Exercise task: Take the lines from the beginning of the data below through the line holding "const leftTicks = [0, 10000, 20000, 30000, 40000, 50000];" and return exactly those.

[Begin Exercise inputs]

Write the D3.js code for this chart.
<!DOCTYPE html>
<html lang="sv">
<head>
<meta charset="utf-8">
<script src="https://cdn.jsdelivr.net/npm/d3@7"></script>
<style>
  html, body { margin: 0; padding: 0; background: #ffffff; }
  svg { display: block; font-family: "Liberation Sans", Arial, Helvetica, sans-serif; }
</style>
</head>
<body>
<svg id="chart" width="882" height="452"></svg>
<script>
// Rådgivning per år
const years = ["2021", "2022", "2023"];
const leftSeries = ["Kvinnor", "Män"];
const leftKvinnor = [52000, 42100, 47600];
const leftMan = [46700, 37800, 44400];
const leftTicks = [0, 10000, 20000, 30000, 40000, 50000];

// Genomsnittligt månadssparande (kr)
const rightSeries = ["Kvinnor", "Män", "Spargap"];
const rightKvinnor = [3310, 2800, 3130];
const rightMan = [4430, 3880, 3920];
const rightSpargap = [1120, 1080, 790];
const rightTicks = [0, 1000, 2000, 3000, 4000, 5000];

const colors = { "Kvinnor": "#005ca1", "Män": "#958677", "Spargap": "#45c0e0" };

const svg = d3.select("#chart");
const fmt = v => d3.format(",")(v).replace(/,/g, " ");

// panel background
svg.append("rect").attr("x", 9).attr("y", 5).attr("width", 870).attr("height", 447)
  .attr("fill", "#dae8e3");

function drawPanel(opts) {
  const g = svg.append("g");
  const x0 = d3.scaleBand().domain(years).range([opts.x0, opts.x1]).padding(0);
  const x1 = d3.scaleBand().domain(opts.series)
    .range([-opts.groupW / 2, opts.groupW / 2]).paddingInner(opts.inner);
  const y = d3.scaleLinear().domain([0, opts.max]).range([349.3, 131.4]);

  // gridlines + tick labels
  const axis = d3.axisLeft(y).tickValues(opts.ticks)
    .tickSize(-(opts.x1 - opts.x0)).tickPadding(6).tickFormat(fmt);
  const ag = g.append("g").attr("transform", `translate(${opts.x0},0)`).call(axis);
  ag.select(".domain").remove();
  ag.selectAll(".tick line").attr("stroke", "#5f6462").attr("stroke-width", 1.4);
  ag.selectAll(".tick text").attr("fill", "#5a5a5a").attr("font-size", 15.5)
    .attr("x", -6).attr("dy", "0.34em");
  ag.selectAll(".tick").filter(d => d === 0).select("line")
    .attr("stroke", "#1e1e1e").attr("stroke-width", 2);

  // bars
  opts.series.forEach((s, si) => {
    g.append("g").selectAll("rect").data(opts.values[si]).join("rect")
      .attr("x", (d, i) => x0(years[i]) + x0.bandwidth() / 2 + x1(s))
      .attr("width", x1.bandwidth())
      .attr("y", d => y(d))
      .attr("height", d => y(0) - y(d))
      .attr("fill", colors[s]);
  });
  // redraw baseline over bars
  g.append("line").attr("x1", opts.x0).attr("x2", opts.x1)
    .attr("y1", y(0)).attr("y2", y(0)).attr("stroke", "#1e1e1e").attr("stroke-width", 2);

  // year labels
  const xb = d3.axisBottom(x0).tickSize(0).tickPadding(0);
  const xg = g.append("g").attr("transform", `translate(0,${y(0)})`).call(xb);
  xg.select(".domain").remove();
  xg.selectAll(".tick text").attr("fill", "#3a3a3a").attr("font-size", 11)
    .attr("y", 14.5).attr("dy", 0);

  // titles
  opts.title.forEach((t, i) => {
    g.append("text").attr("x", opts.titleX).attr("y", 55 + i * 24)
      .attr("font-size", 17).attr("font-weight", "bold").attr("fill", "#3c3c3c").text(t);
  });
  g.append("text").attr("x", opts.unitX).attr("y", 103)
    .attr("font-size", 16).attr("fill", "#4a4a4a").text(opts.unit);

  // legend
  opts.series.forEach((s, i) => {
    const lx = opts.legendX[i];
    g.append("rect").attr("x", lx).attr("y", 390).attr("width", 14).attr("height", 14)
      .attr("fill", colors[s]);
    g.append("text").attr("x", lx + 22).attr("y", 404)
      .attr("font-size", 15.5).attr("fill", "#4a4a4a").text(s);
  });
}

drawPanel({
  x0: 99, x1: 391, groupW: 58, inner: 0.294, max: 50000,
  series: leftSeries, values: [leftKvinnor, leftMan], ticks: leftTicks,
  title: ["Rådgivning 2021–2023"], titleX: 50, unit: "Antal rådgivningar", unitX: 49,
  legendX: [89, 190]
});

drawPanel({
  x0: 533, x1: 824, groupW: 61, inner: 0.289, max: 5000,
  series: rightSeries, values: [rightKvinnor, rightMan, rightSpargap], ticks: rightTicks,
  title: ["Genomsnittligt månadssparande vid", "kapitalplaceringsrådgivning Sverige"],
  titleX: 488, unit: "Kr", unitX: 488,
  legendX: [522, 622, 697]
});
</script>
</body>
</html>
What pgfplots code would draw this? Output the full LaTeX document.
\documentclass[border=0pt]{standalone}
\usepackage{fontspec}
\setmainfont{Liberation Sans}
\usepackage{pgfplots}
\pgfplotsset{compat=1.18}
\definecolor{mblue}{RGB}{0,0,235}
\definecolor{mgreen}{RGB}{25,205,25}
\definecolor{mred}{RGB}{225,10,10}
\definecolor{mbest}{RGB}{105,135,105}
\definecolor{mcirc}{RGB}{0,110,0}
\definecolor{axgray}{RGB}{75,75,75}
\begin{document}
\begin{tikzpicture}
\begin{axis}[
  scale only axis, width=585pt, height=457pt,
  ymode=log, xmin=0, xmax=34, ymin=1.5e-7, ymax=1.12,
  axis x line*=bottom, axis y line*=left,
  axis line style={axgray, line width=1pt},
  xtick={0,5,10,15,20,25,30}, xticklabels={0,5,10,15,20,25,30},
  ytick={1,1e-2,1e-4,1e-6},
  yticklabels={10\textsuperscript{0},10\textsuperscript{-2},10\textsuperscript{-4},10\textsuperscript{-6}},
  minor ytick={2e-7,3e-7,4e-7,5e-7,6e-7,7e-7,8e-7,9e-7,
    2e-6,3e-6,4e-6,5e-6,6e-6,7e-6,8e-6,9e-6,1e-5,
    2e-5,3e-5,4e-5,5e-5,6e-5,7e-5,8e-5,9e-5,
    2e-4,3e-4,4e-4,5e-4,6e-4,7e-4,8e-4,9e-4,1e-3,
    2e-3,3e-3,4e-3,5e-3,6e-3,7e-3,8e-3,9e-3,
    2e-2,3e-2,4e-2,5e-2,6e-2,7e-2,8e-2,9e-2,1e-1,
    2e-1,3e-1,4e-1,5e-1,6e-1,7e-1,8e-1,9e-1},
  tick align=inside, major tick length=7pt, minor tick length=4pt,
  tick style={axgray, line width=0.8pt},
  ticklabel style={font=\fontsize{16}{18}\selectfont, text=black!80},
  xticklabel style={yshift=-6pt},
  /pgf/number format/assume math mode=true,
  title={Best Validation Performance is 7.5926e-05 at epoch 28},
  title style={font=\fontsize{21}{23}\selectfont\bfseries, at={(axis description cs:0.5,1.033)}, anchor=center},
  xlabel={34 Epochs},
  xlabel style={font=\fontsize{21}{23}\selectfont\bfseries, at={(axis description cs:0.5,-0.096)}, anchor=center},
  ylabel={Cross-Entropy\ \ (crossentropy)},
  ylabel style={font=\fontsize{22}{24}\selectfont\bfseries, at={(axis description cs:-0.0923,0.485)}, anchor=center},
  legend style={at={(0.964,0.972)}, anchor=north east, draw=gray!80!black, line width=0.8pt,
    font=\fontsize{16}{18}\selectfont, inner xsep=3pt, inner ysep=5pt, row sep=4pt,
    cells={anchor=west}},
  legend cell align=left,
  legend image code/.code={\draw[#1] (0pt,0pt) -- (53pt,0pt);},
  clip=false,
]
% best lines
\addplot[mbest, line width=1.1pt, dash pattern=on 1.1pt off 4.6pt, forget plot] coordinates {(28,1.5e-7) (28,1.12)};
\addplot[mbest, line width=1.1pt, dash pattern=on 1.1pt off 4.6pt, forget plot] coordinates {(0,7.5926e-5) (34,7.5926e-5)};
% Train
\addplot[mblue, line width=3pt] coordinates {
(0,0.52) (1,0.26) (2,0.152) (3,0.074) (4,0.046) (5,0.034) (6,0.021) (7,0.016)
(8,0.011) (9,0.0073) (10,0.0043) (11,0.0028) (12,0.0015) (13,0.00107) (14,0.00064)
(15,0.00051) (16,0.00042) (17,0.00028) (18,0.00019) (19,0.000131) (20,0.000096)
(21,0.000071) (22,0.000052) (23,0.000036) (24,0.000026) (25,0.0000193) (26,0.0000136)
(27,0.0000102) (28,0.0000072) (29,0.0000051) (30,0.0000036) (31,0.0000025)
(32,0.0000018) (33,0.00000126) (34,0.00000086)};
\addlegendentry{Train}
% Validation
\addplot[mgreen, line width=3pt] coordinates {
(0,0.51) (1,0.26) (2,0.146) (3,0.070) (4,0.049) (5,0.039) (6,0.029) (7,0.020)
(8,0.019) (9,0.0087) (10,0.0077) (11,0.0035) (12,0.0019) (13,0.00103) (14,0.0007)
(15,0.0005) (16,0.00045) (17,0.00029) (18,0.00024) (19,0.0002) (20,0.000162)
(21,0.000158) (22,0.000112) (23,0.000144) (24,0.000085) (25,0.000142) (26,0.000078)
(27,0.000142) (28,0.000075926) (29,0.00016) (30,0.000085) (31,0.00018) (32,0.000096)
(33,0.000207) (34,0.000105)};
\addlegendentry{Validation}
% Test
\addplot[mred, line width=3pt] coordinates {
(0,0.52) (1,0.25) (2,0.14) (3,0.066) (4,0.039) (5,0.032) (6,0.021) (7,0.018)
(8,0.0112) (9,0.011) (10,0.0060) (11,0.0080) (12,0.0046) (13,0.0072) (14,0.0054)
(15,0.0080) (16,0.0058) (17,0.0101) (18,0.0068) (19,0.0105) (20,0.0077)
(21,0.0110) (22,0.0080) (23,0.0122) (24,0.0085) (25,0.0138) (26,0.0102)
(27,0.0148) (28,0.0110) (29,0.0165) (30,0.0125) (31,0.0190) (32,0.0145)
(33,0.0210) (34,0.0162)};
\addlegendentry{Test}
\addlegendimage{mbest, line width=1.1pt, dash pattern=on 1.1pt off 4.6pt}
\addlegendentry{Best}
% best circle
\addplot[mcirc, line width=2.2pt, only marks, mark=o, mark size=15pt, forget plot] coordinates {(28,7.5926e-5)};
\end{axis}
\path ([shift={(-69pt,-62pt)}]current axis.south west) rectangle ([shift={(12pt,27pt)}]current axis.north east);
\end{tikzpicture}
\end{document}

[End Exercise inputs]

Answer to this task:
Write the D3.js code for this chart.
<!DOCTYPE html>
<html lang="sv">
<head>
<meta charset="utf-8">
<script src="https://cdn.jsdelivr.net/npm/d3@7"></script>
<style>
  html, body { margin: 0; padding: 0; background: #ffffff; }
  svg { display: block; font-family: "Liberation Sans", Arial, Helvetica, sans-serif; }
</style>
</head>
<body>
<svg id="chart" width="882" height="452"></svg>
<script>
// Rådgivning per år
const years = ["2021", "2022", "2023"];
const leftSeries = ["Kvinnor", "Män"];
const leftKvinnor = [52000, 42100, 47600];
const leftMan = [46700, 37800, 44400];
const leftTicks = [0, 10000, 20000, 30000, 40000, 50000];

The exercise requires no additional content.